= Sadid al-Din al-Kazaruni =

Physician

Sadid al-Din Muhammad ibn Mas‘ud al-Kazaruni was a 14th-century Persian physician from Kazerun, Fars, Iran.

He was a popular commentator on earlier medical writings, and composed a commentary titled al-Mughni fi sharh al-Mujiz on the epitome of The Canon of Medicine by Avicenna. Numerous copies of this popular commentary are preserved today, including at the National Library of Medicine.

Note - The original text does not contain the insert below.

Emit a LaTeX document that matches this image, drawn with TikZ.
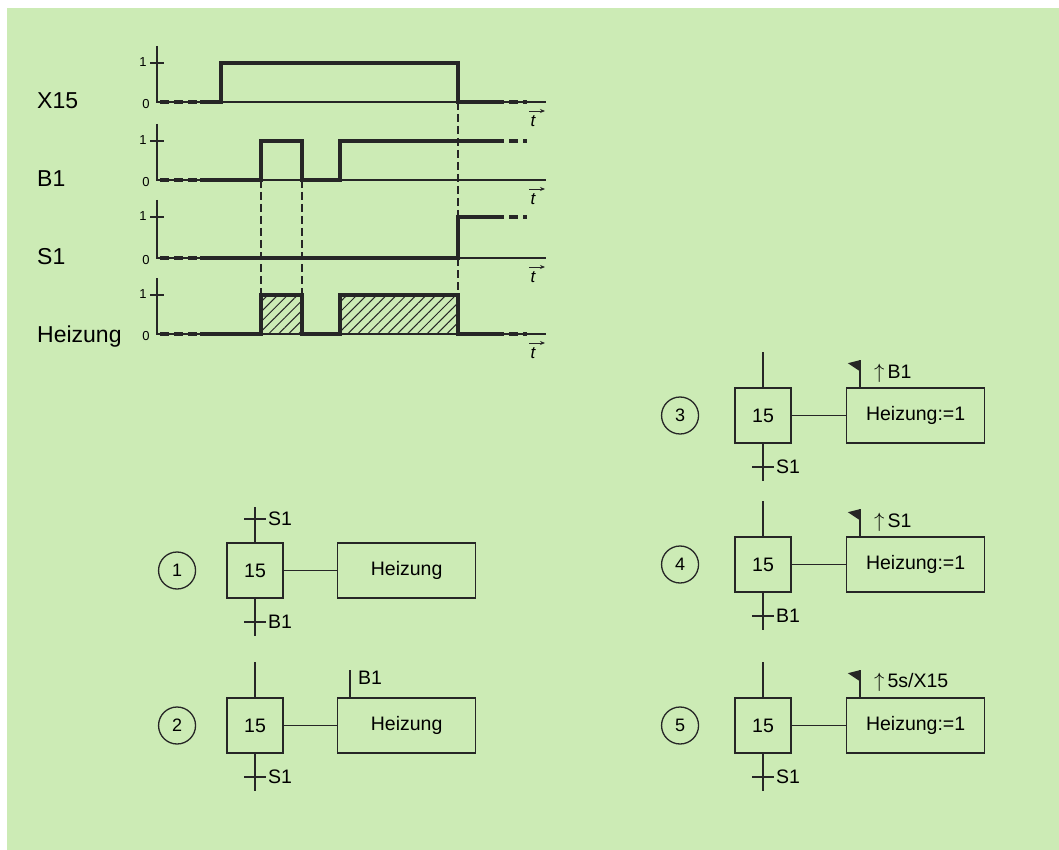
\documentclass[tikz,border=0pt]{standalone}
\usepackage{fontspec}
\setmainfont{Liberation Sans}
\usetikzlibrary{arrows.meta, positioning, patterns.meta}
\definecolor{Paper}{RGB}{204, 235, 181}
\definecolor{Ink}{RGB}{38, 38, 38}

\begin{document}
\begin{tikzpicture}[
        x=1pt, y=-1pt,
        font=\fontsize{19.5}{22}\selectfont,
        sig/.style={draw=Ink, line width=3.2pt},
        sigend/.style={sig, dash pattern=on 9pt off 5pt},
        axis/.style={draw=Ink, line width=1.5pt},
        guide/.style={draw=Ink, line width=1.4pt, dash pattern=on 8pt off 4pt},
        hatch/.style={pattern={Lines[angle=45, distance=7pt, line width=1pt]}, pattern color=Ink},
        signame/.style={anchor=base west, inner sep=0pt, font=\fontsize{23}{26}\selectfont},
        val/.style={inner sep=0pt, font=\fontsize{13}{15}\selectfont},
        tlab/.style={inner sep=0pt, font=\fontsize{17}{19}\selectfont\itshape},
        tarrow/.style={draw=Ink, line width=0.9pt, -{Stealth[length=5pt, width=4pt]}},
        stepbox/.style={rectangle, draw=Ink, line width=1.6pt, minimum width=56pt, minimum height=55pt, inner sep=0pt},
        actbox/.style={rectangle, draw=Ink, line width=1.6pt, minimum width=138pt, minimum height=55pt, inner sep=0pt},
        num/.style={circle, draw=Ink, line width=1.3pt, minimum size=37pt, inner sep=0pt, font=\fontsize{18}{20}\selectfont},
        cond/.style={anchor=west, inner sep=0pt},
        link/.style={draw=Ink, line width=1.6pt}
    ]
        \useasboundingbox (0,0) rectangle (1059,850);
        \fill[white] (0,0) rectangle (1059,850);
        \fill[Paper] (7,8) rectangle (1059,850);

        % timing diagram
        \node [signame] (lx15) at (37,109) {X15};
        \node [signame] (lb1) at (37,187) {B1};
        \node [signame] (ls1) at (37,265) {S1};
        \node [signame] (lhz) at (37,342) {Heizung};

        \draw [axis] (157,46) -- (157,102) -- (546,102) (150,63) -- (164,63);
        \draw [axis] (157,124) -- (157,180) -- (546,180) (150,141) -- (164,141);
        \draw [axis] (157,200) -- (157,258) -- (546,258) (150,217) -- (164,217);
        \draw [axis] (157,278) -- (157,334) -- (546,334) (150,295) -- (164,295);
        \node [val] (v1a) at (143,62) {1};  \node [val] (v0a) at (146,104) {0};
        \node [val] (v1b) at (143,140) {1}; \node [val] (v0b) at (146,182) {0};
        \node [val] (v1c) at (143,216) {1}; \node [val] (v0c) at (146,260) {0};
        \node [val] (v1d) at (143,294) {1}; \node [val] (v0d) at (146,336) {0};
        \node [tlab] (ta) at (533,121) {t};
        \node [tlab] (tb) at (533,199) {t};
        \node [tlab] (tc) at (533,277) {t};
        \node [tlab] (td) at (533,353) {t};
        \draw [tarrow] ([shift={(-4,-10)}]ta.center) -- ++(16,0);
        \draw [tarrow] ([shift={(-4,-10)}]tb.center) -- ++(16,0);
        \draw [tarrow] ([shift={(-4,-10)}]tc.center) -- ++(16,0);
        \draw [tarrow] ([shift={(-4,-10)}]td.center) -- ++(16,0);

        \fill [hatch] (261,295) rectangle (302,334);
        \fill [hatch] (340,295) rectangle (458,334);
        \draw [guide] (261,180) -- (261,295);
        \draw [guide] (302,180) -- (302,295);
        \draw [guide] (458,102) -- (458,295);

        \draw [sigend] (160,102) -- (200,102);
        \draw [sig] (200,102) -- (221,102) -- (221,63) -- (458,63) -- (458,102) -- (495,102);
        \draw [sigend] (495,102) -- (527,102);
        \draw [sigend] (160,180) -- (200,180);
        \draw [sig] (200,180) -- (261,180) -- (261,141) -- (302,141) -- (302,180) -- (340,180) -- (340,141) -- (495,141);
        \draw [sigend] (495,141) -- (527,141);
        \draw [sigend] (160,258) -- (200,258);
        \draw [sig] (200,258) -- (458,258) -- (458,217) -- (495,217);
        \draw [sigend] (495,217) -- (527,217);
        \draw [sigend] (160,334) -- (200,334);
        \draw [sig] (200,334) -- (261,334) -- (261,295) -- (302,295) -- (302,334) -- (340,334) -- (340,295) -- (458,295) -- (458,334) -- (495,334);
        \draw [sigend] (495,334) -- (527,334);

        % variant 1
        \node [stepbox] (st1) at (255,570.5) {15};
        \node [actbox, right=53pt of st1] (ac1) {Heizung};
        \node [num, left=30pt of st1] (n1) {1};
        \coordinate [above=35pt of st1] (in1);
        \coordinate [above=23pt of st1] (tin1);
        \coordinate [below=37pt of st1] (out1);
        \coordinate [below=23pt of st1] (tout1);
        \node [cond, right=13pt of tin1] (cin1) {S1};
        \node [cond, right=13pt of tout1] (cout1) {B1};
        \path [link] (in1) -- (st1) (st1) -- (out1) (st1) -- (ac1);
        \path [link] (tin1) +(-11,0) -- +(11,0) (tout1) +(-11,0) -- +(11,0);

        % variant 2
        \node [stepbox] (st2) at (255,725.5) {15};
        \node [actbox, right=53pt of st2] (ac2) {Heizung};
        \node [num, left=30pt of st2] (n2) {2};
        \coordinate [above=35pt of st2] (in2);
        \coordinate [below=37pt of st2] (out2);
        \coordinate [below=23pt of st2] (tout2);
        \node [cond, right=13pt of tout2] (cout2) {S1};
        \coordinate (f2) at ([xshift=13pt]ac2.north west);
        \coordinate [above=27pt of f2] (ft2);
        \node [cond] (e2) at ([xshift=8pt, yshift=19pt]f2) {B1};
        \path [link] (in2) -- (st2) (st2) -- (out2) (st2) -- (ac2) (f2) -- (ft2);
        \path [link] (tout2) +(-11,0) -- +(11,0);

        % variant 3
        \node [stepbox] (st3) at (763,415.5) {15};
        \node [actbox, right=54pt of st3] (ac3) {Heizung:=1};
        \node [num, left=35pt of st3] (n3) {3};
        \coordinate [above=35pt of st3] (in3);
        \coordinate [below=37pt of st3] (out3);
        \coordinate [below=23pt of st3] (tout3);
        \node [cond, right=13pt of tout3] (cout3) {S1};
        \coordinate (f3) at ([xshift=14pt]ac3.north west);
        \coordinate [above=27pt of f3] (ft3);
        \node [cond] (e3) at ([xshift=14pt, yshift=14pt]f3) {$\uparrow$\,B1};
        \path [link] (in3) -- (st3) (st3) -- (out3) (st3) -- (ac3) (f3) -- (ft3);
        \path [link] (tout3) +(-11,0) -- +(11,0);
        \fill [Ink] (ft3) -- ++(-12,3) -- ++(12,8) -- cycle;

        % variant 4
        \node [stepbox] (st4) at (763,564.5) {15};
        \node [actbox, right=54pt of st4] (ac4) {Heizung:=1};
        \node [num, left=35pt of st4] (n4) {4};
        \coordinate [above=35pt of st4] (in4);
        \coordinate [below=37pt of st4] (out4);
        \coordinate [below=23pt of st4] (tout4);
        \node [cond, right=13pt of tout4] (cout4) {B1};
        \coordinate (f4) at ([xshift=14pt]ac4.north west);
        \coordinate [above=27pt of f4] (ft4);
        \node [cond] (e4) at ([xshift=14pt, yshift=14pt]f4) {$\uparrow$\,S1};
        \path [link] (in4) -- (st4) (st4) -- (out4) (st4) -- (ac4) (f4) -- (ft4);
        \path [link] (tout4) +(-11,0) -- +(11,0);
        \fill [Ink] (ft4) -- ++(-12,3) -- ++(12,8) -- cycle;

        % variant 5
        \node [stepbox] (st5) at (763,725.5) {15};
        \node [actbox, right=54pt of st5] (ac5) {Heizung:=1};
        \node [num, left=35pt of st5] (n5) {5};
        \coordinate [above=35pt of st5] (in5);
        \coordinate [below=37pt of st5] (out5);
        \coordinate [below=23pt of st5] (tout5);
        \node [cond, right=13pt of tout5] (cout5) {S1};
        \coordinate (f5) at ([xshift=14pt]ac5.north west);
        \coordinate [above=27pt of f5] (ft5);
        \node [cond] (e5) at ([xshift=14pt, yshift=15pt]f5) {$\uparrow$\,5s/X15};
        \path [link] (in5) -- (st5) (st5) -- (out5) (st5) -- (ac5) (f5) -- (ft5);
        \path [link] (tout5) +(-11,0) -- +(11,0);
        \fill [Ink] (ft5) -- ++(-12,3) -- ++(12,8) -- cycle;
    \end{tikzpicture}
\end{document}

He also composed a commentary on the materia medica that was part of the Canon of Medicine itself and a commentary on the first book of the Canon of Medicine, which he completed in 1344. In addition, al-Kazaruni wrote a biography of the Islamic prophet, Muhammad, which was translated from Arabic into Persian by his son 'Afif in 1383. From this latter translation, 18th century-Chinese Muslim scholar Liu Zhi also composed his own.

He died in 1357.

==Sources==

- A. Z. Iskandar, A Catalogue of Arabic Manuscripts on Medicine and Science in the Wellcome Historical Medical Library (London: The Wellcome Historical Medical Library, 1967), pp. 50, 54–55
- Manfred Ullmann, Die Medizin im Islam, Handbuch der Orientalistik, Abteilung I, Ergänzungsband vi, Abschnitt 1 (Leiden: E.J. Brill, 1970), p. 272
- Carl Brockelmann, Geschichte der arabischen Litteratur, 1st edition, 2 vols. (Leiden: Brill, 1889–1936). Second edition, 2 vols. (Leiden: Brill, 1943–49). Page references are those of the first edition, with the 2nd edition page numbers given in parentheses. Vol. 2, p. 195 (249)
- Carl Brockelmann, Geschichte der arabischen Litteratur, Supplement, 3 vols. (Leiden: Brill, 1937–1942). Vol. 2, 262.